Copy nothing but the part that opens with the line containing "Convert this chart to matplotlib code." and closes with the line containing "from matplotlib.legend_handler import". Do not include pictures.

—————

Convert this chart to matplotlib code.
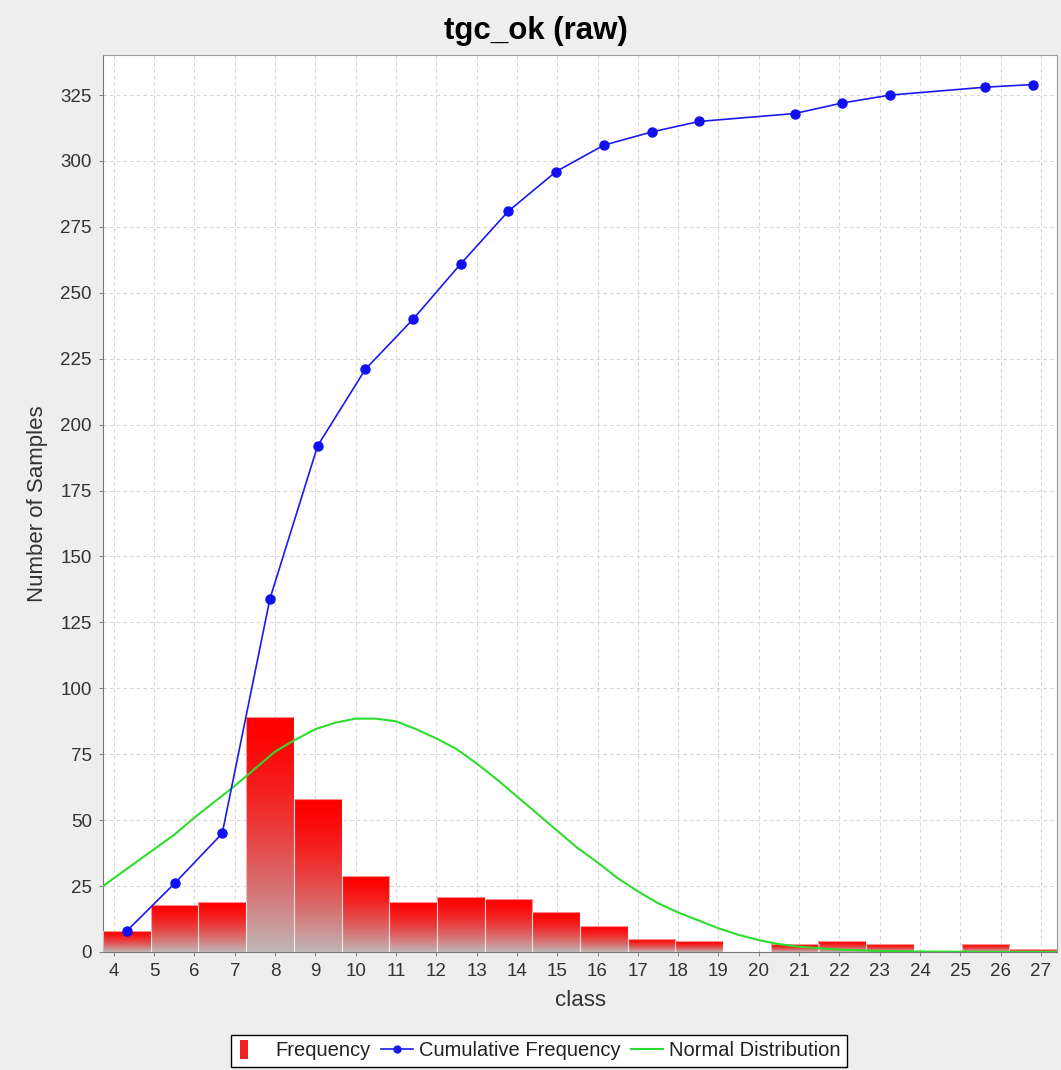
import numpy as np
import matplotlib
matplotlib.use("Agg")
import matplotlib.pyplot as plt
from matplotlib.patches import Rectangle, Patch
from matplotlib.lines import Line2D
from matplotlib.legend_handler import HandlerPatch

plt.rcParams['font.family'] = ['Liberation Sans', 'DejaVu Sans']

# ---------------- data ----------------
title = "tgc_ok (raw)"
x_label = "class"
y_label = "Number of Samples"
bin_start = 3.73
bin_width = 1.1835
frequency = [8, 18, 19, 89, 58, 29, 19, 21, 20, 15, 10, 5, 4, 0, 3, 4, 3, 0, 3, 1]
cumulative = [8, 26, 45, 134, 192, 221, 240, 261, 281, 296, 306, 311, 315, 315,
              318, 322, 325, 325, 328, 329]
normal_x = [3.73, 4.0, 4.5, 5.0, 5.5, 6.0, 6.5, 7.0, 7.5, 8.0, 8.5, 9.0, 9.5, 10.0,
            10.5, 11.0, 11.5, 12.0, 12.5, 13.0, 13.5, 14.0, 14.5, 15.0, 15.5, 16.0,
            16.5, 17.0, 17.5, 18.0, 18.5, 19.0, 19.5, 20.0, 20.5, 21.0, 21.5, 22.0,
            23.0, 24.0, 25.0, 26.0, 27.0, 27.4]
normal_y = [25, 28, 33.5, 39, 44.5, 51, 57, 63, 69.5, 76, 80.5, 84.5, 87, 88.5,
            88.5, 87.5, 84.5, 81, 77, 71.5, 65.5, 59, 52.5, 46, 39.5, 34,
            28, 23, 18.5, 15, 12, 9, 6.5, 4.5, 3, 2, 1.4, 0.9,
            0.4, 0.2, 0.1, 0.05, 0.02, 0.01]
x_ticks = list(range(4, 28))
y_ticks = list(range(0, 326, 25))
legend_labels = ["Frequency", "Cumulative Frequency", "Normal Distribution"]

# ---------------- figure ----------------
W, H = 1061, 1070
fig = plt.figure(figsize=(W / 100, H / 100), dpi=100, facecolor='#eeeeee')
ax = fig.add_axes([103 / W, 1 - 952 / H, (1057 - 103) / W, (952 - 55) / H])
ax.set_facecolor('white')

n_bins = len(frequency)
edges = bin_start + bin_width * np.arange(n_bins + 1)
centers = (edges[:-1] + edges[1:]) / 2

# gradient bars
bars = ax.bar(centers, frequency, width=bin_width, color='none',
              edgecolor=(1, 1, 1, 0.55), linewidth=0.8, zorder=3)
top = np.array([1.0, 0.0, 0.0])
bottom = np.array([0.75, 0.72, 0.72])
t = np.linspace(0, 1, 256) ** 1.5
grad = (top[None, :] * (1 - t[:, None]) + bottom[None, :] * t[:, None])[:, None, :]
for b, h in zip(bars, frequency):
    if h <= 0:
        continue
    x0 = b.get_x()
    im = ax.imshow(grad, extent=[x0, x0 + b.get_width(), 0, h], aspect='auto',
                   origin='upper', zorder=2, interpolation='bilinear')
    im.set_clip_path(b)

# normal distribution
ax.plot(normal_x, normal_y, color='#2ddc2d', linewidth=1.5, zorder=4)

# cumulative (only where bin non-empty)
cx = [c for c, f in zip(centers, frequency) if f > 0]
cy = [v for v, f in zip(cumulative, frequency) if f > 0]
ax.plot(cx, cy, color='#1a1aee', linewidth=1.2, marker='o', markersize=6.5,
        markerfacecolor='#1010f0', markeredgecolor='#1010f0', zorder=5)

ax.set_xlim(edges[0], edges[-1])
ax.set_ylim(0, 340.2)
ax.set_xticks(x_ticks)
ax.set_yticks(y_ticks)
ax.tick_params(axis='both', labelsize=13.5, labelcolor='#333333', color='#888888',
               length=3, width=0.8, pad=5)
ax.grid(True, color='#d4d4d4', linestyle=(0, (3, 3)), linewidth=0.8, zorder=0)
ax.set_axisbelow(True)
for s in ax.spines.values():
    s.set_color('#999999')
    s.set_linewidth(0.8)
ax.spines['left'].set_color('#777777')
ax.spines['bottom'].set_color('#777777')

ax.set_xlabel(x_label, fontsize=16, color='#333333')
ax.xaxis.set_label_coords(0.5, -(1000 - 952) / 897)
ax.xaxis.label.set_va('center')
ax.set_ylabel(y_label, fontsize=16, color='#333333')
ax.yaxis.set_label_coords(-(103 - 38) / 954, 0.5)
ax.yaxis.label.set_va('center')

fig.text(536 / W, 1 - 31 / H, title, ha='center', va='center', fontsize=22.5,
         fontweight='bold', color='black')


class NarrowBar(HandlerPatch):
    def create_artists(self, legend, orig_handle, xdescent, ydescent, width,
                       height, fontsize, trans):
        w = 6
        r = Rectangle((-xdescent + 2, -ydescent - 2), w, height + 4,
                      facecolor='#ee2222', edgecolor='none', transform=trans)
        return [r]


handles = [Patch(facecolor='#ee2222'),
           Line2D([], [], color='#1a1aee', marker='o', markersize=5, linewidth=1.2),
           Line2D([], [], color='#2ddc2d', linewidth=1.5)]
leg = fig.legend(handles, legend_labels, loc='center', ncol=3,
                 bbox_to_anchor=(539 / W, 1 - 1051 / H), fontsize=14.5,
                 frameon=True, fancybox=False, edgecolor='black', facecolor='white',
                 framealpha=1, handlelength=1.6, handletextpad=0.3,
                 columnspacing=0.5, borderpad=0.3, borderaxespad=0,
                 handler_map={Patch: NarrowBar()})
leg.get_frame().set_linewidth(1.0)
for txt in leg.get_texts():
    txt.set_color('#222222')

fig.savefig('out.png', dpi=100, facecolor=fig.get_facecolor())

—————

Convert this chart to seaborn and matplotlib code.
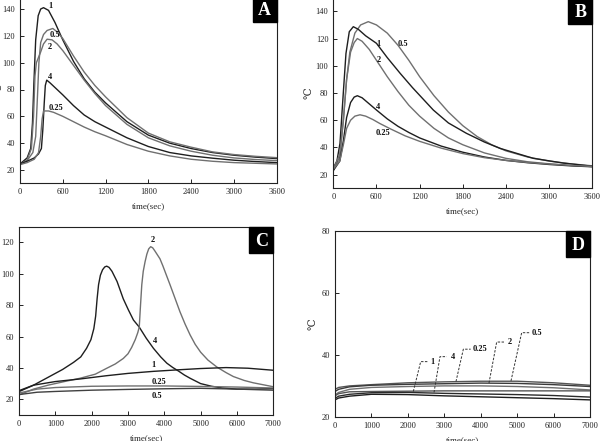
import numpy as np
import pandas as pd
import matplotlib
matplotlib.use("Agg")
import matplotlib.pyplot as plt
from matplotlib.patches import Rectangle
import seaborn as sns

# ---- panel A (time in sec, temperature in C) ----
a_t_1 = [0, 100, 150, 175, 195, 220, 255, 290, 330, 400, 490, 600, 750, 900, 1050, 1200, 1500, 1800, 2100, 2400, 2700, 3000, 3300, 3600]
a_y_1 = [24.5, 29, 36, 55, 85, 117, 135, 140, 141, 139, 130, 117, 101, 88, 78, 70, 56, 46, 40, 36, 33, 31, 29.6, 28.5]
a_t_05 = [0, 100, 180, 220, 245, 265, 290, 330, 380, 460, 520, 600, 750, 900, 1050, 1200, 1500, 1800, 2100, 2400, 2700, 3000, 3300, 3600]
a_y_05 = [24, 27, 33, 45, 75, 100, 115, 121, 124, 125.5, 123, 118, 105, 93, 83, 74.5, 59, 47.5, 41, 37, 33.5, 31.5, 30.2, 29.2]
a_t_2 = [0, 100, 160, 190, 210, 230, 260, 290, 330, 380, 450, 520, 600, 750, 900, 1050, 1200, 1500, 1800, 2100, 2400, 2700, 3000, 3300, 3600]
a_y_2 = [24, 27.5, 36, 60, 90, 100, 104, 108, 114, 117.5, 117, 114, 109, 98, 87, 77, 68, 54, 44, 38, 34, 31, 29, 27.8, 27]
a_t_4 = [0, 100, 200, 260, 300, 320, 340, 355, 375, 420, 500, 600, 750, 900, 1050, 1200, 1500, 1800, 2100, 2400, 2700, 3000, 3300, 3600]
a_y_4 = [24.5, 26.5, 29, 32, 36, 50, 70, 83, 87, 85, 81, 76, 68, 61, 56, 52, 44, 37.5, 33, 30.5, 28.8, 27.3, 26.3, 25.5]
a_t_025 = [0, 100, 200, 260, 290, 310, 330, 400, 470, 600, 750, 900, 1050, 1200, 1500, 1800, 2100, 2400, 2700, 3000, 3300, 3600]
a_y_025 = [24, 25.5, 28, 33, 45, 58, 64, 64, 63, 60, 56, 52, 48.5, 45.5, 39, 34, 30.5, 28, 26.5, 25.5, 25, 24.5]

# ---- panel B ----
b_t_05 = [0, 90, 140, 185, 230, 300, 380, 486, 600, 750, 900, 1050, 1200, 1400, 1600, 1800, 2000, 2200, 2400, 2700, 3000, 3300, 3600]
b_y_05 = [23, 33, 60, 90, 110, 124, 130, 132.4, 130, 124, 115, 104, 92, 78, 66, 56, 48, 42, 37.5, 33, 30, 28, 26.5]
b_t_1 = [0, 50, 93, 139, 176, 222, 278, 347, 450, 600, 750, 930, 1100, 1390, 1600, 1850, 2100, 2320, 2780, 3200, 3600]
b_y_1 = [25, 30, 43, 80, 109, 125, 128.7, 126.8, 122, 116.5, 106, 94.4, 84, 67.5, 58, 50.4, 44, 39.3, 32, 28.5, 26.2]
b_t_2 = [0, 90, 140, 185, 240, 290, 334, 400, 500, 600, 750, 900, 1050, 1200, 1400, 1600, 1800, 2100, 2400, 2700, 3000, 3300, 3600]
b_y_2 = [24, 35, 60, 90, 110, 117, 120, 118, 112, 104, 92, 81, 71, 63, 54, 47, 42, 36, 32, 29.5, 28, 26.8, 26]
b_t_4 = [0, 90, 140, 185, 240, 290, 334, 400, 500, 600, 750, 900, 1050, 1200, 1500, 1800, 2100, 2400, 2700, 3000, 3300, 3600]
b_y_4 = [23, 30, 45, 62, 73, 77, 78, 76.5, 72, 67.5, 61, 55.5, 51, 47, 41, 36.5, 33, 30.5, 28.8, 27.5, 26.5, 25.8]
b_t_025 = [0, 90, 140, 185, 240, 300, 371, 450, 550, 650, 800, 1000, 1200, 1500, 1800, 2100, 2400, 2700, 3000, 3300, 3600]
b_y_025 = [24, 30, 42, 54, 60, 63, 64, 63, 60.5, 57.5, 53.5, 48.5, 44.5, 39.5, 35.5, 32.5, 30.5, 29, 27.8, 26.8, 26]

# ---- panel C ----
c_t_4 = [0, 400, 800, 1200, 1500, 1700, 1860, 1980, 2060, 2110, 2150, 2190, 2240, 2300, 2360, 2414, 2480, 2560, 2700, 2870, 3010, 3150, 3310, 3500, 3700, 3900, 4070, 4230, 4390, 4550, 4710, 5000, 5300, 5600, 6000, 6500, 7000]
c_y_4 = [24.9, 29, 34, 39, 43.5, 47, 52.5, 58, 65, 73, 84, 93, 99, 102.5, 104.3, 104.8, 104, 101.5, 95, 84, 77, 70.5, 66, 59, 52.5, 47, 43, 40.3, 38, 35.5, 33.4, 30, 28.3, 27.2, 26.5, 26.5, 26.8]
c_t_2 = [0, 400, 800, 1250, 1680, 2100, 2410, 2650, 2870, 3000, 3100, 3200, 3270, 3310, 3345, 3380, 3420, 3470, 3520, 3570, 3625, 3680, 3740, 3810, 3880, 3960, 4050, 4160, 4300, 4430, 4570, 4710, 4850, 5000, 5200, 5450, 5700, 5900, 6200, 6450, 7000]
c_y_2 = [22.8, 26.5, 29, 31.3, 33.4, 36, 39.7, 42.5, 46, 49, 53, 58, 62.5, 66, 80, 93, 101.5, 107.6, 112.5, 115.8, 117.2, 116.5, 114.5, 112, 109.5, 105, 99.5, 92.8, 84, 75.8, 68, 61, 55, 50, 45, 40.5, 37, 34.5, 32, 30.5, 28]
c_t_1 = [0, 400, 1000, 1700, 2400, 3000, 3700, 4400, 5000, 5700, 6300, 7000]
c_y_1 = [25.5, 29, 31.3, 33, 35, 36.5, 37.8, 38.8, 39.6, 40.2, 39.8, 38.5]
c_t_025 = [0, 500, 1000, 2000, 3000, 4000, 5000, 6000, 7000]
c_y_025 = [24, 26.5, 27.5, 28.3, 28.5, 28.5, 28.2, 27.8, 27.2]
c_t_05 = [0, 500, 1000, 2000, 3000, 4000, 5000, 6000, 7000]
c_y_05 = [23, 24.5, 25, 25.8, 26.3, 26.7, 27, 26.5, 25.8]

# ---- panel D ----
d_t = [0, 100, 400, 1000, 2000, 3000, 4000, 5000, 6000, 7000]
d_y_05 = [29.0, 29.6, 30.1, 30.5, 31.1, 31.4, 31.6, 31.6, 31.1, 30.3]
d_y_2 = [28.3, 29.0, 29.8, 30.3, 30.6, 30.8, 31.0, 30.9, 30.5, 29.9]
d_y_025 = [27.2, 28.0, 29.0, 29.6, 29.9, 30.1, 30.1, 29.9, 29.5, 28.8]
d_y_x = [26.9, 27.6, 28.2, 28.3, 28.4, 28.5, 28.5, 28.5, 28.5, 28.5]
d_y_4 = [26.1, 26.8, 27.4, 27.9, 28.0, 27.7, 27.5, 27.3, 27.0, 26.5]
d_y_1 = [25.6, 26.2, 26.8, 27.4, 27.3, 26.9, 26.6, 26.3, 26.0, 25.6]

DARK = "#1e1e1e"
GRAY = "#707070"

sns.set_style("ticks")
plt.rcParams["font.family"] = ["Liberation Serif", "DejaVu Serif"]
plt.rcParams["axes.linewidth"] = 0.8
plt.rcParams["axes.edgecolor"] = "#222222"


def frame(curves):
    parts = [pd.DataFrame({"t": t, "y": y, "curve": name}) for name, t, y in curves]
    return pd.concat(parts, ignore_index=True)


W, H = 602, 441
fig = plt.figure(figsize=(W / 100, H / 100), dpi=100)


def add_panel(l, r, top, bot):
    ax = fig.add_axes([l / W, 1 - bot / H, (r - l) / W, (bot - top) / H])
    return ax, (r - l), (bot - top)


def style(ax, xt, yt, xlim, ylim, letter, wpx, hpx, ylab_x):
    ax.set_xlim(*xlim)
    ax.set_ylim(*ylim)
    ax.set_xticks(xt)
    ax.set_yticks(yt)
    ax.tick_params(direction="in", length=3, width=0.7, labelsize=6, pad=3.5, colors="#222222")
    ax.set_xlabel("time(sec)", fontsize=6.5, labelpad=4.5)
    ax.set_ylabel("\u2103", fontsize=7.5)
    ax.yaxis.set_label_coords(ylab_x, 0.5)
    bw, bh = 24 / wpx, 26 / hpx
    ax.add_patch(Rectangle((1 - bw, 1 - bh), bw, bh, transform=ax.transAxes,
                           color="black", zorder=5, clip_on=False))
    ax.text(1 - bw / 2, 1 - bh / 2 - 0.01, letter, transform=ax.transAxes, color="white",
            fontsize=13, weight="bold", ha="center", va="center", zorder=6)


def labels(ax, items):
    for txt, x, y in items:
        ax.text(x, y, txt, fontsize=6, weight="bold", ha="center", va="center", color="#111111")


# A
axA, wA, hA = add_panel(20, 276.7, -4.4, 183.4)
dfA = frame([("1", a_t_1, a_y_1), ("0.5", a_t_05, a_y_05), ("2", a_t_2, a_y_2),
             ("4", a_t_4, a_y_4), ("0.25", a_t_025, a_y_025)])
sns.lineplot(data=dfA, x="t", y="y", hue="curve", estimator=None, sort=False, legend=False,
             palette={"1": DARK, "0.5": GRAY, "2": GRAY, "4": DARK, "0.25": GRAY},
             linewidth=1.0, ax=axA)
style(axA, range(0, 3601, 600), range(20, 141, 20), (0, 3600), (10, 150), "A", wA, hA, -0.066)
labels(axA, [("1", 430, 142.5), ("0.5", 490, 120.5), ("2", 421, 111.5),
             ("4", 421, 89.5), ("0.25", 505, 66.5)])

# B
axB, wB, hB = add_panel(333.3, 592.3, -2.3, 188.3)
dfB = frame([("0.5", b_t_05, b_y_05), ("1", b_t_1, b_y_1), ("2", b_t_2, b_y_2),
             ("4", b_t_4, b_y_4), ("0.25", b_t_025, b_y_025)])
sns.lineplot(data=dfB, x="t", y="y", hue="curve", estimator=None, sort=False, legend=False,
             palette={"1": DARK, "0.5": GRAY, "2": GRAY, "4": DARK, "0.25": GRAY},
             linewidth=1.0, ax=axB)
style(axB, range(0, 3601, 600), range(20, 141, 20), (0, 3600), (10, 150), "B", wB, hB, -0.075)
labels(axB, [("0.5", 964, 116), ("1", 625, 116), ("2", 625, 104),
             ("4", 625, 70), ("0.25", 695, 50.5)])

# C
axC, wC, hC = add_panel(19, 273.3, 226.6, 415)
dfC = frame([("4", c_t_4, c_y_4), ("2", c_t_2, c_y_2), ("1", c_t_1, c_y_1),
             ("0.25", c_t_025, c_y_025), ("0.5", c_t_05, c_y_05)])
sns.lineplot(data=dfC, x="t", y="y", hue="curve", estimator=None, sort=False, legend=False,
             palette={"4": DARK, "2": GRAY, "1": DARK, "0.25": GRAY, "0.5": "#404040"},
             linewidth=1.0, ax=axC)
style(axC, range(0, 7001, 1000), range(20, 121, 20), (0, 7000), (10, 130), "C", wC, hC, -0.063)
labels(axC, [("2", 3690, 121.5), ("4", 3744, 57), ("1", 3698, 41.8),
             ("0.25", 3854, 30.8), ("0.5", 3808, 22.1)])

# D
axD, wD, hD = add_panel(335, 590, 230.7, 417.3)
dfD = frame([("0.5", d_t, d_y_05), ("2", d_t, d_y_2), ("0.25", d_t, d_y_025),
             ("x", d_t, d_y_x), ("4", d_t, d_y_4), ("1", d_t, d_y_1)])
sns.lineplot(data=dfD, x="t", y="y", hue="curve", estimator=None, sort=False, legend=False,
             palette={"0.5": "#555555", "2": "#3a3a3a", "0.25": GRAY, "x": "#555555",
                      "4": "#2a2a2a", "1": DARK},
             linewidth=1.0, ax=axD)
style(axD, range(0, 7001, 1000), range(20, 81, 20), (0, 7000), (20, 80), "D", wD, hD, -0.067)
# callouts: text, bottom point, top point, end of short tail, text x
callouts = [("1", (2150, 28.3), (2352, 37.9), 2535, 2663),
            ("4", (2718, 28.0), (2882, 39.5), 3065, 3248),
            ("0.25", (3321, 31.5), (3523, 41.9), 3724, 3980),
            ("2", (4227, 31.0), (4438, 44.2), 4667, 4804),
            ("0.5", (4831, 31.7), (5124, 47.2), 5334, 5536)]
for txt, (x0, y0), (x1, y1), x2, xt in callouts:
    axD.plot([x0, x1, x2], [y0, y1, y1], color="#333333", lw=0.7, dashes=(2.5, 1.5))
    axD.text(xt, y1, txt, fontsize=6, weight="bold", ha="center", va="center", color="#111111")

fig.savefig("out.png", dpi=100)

—————

* _ANSWER IN FULL_
Convert this chart to matplotlib code.
import numpy as np
import matplotlib
matplotlib.use("Agg")
import matplotlib.pyplot as plt
from matplotlib.patches import Rectangle, Patch
from matplotlib.lines import Line2D
from matplotlib.legend_handler import HandlerPatch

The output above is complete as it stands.